Several approaches are being explored. Verifiable credential systems based on cryptography, where a person’s identity is anchored to cryptographic keys that are impossible to forge without access to the private key, have been gaining increasing attention. The idea is to decouple identity verification from biometrics, which have already proven vulnerable, and anchor it instead to mathematical principles that artificial intelligence can’t replicate with the computational resources available today.
On the regulatory front, the European Union has already passed the AI Act, which includes specific obligations for systems that generate synthetic content, requiring explicit labeling and establishing liability for anyone distributing deepfakes with the intent to deceive. In the United States, states like California and Texas already have legislation addressing the use of deepfakes in electoral contexts. Brazil is also in the process of debating its AI regulatory framework, and the question of digital identity will certainly have a place in that conversation. 🇧🇷
Aunt Eleanor’s uncertain goodbye
Back on the call with Aunt Eleanor, reality was folding in on itself. Eleanor read some jokes she found on Facebook to test whether her nephew’s reaction seemed genuine. Germain laughed, which helped a little. Then the two started talking about the sweater she was planning to knit for him. But when the journalist said he might prefer black instead of the gold they had previously agreed on, Eleanor saw it as yet another suspicious sign.
To her, it sounded robotic.

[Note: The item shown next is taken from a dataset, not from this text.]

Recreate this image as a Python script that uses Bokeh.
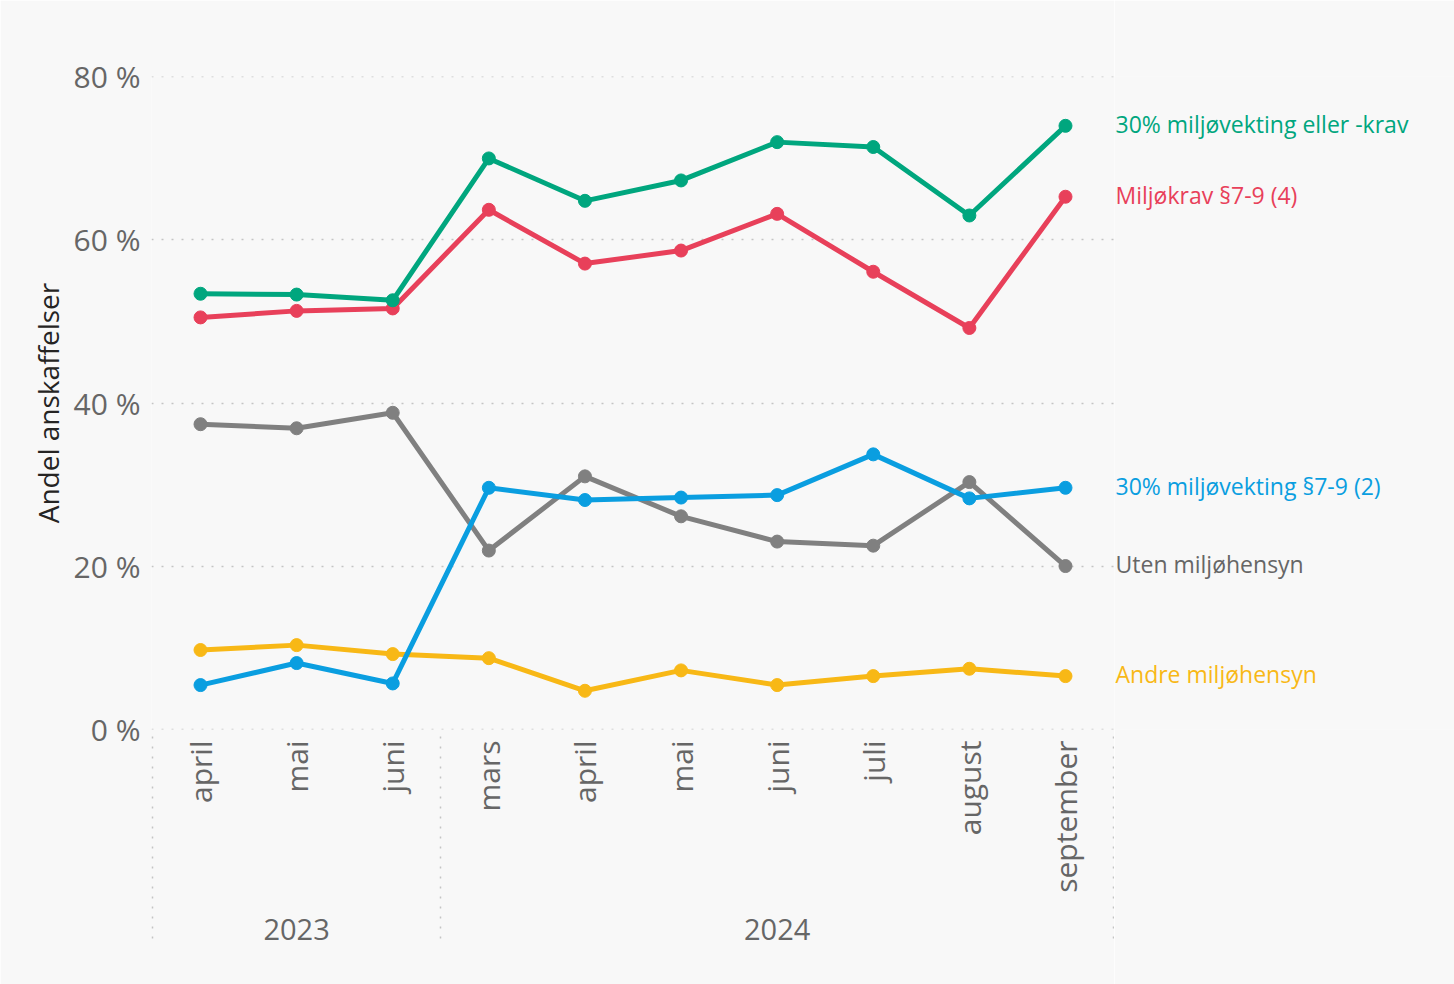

She expected her nephew to ask for another gold sweater.
Later, Germain revealed the truth: there was no AI involved in the call. It was him the entire time. But during the conversation, the uncertainty clearly bothered his aunt. The whole situation seemed to cause her some genuine emotional discomfort.
As she said goodbye, Eleanor delivered the line that perfectly sums up where we all find ourselves right now:
I can’t be sure. But I love you, kid.
That sentence carries something no algorithm can replicate — at least not yet. But it also carries the doubt that artificial intelligence has planted in ground that used to be solid. What becomes clear, looking at all of this, is that the technology that created the problem will also need to be part of the solution. But technology alone doesn’t fix a crisis of trust. Until technical and regulatory systems converge on a coordinated response, each of us will keep navigating an environment where seeing is no longer believing, and where proving we’re real can be just as hard as proving something is fake.